Around the Bianco house, located in Chesterton, are jars and jars filled with her little treasures.
“I have decorated my living room in crinoids and there’s beach glass in the home office and bathrooms…there’s just jars everywhere,” she said. “They are my treasures, like shopping, but more fun than shopping. One day when I retire, I will start making things with those.”
Bianco is known for this hobby, and is a professional beach glass hunter to whom many seek for advice when searching for pieces. People ask her when and where she goes or ask her to take them with her next time, however, Bianco is careful with her passion.
“I have my secrets,” she said, but there is more than her just wanting the glass for her personal collection. “I go for the solitude. I am an extrovert. I love people and I feed off the energy of people, but I’m a human I need alone time, and that’s my alone time.”
Bianco’s extroverted personality is perfect for her position as a real estate agent with McCOLLY Real Estate, the largest independent Northwest Indiana firm.
Bianco has been in the field for 25 years and last year was named the top agent of the whole company, of all 18 offices, for the month of November.
“That was the first time ever,” she said. Bianco closed 2016 with $10.8 million in real estate, which was her best year ever. “Part of that is from getting my name out there and people referring me who were happy with my service.”
Being in real estate is Bianco’s dream job, she said. Though her 60 hours a week may have her working late at night or on the weekends, she is able to make her own schedule and is able to help clients during a significant moment in their lives.
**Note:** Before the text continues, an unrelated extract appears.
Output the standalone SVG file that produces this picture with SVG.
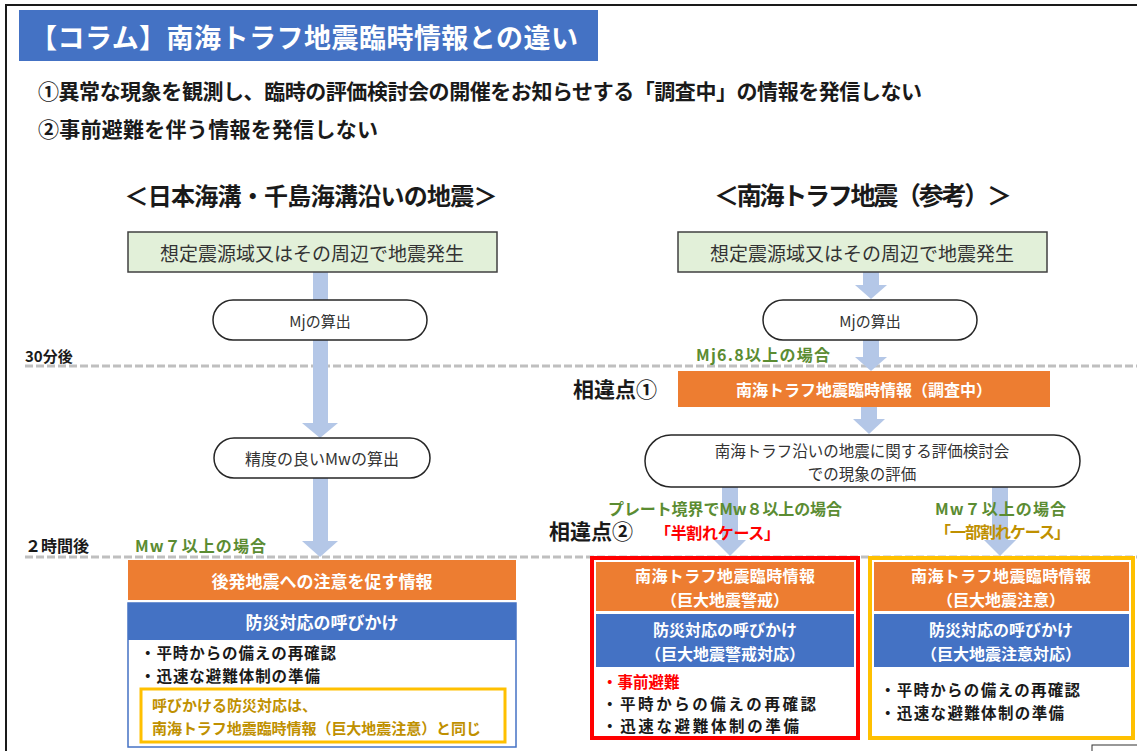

“I love people and I get paid to help people not only to find a home, but to use my experience to guide them through that process and that’s rewarding to me,” she said. “And helping them sell their home. I get to help them and help ease them through the next chapter f their life.”
Bianco works with a client selling or buying from the start to the finish.
“When I have a seller I make an investment in listing a home, which is a lot of hours and a lot of time,” she said.
Bianco does the market analysis, price numbers, and optimizes the presentation of the house, staging, as she calls it.
“Then I write a story about that home. You don’t want to write three bedroom, two bathroom… I try to write a story about that home,” she said.
Bianco spends the rest of her time helping the owners of the Schoolhouse Shop located at 278 E. CR-1500 N, in Chesterton. She was working every Wednesday selling women’s clothes in the Dunes Clothier section of the shop, but with the boom of work, she had to reduce her help to managing the shop’s Facebook page.
Bianco also loves to travel with her family. This Spring Break, she and her youngest daughter, who attends Purdue University, are heading to Hawaii.
She has three grown children, two girls and a boy, and two grandchildren.
Bianco has spread her love of the beach to her children and the passion to hunt for treasures, though no one comes quite close to her skill level.
Bianco is a professional and has jars and jars to show for it, yet she still has her eyes set on more.
“I have yet to find a marble. That is my goal,” she said. According to Bianco, the shores along Wisconsin have marbles wash up. “There used to be a marble factory and they were dumped. One day, I’ll go there.”